Review: Rush 'Pure Rock Exuberance'

By Ben York
Posted: November 26, 2012

They came. They saw. They rocked. 

Playing to a raucous crowd at US Airways Center this past Sunday, Rush wowed the audience with its nearly three-hour set full of classic songs and new ballads. 

Check out these excerpts from a stellar review of the show by the Phoenix New Times.

On the band's uniqueness:

"But the technical prowess of the three Rush men remains the primary flash, and none disappointed. Lifeson goofed with the crowd and showed off his chops on a black Gibson Les Paul during signature solos in "Analog Kid" and "Force 10"; Peart offered up three (count 'em, three) extended drum solos, including a stint on an electronic kit that led into "Red Sector A"; and Lee, with his distinctive yap and grainy bass manipulation, held the whole thing together, adding quips like Dr. Evil's famous "one million dollars" cackle to the end of "The Big Money" and encouraging the crowd to "raise the roof" during the wonderfully awkward dance section of "Wish Them Well.'"

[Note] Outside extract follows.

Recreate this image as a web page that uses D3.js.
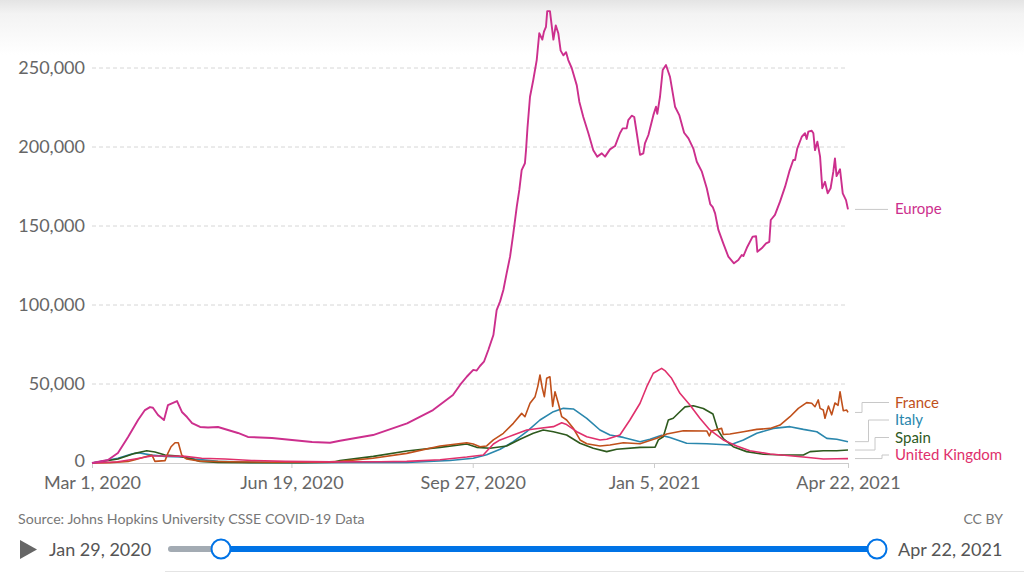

On the filming of the show for an upcoming DVD:

"Cameramen scurried about during the evening, capturing the detail and pomp of the Canadian power trio for an upcoming live DVD. The fans seemed extra-excited about the possibility of one day seeing their face in an official Rush live release. They unapologetically air-drummed, jumped, and shouted along every lyric. When the band took a breather following the expressive "Far Cry," I heard nearby Rush-philes buzzing about the inclusion of "Middletown Dreams," from 1985's Power Windows. "We got 'Middletown Dreams,'" they excitedly stammered, proving the power of the deep cut."

On the band's closing set:

"The band's closing set was joyful, just pure rock exuberance. Classic instrumental "YYZ" revved up to the band's classic single "Spirit of the Radio." It could have ended there, but band returned to offer up its most popular tune, "Tom Sawyer," and then just to prove indifference to the radio and mainstream popularity, segued into parts of the side A-filling "2112" suite, from 1976's 2112.
"We have assumed control," the loud speakers blared as the Lee, Peart, and Lifeson triumphantly vamped. But the band had control from the moment it took the stage, and the fans couldn't have been more pleased about it."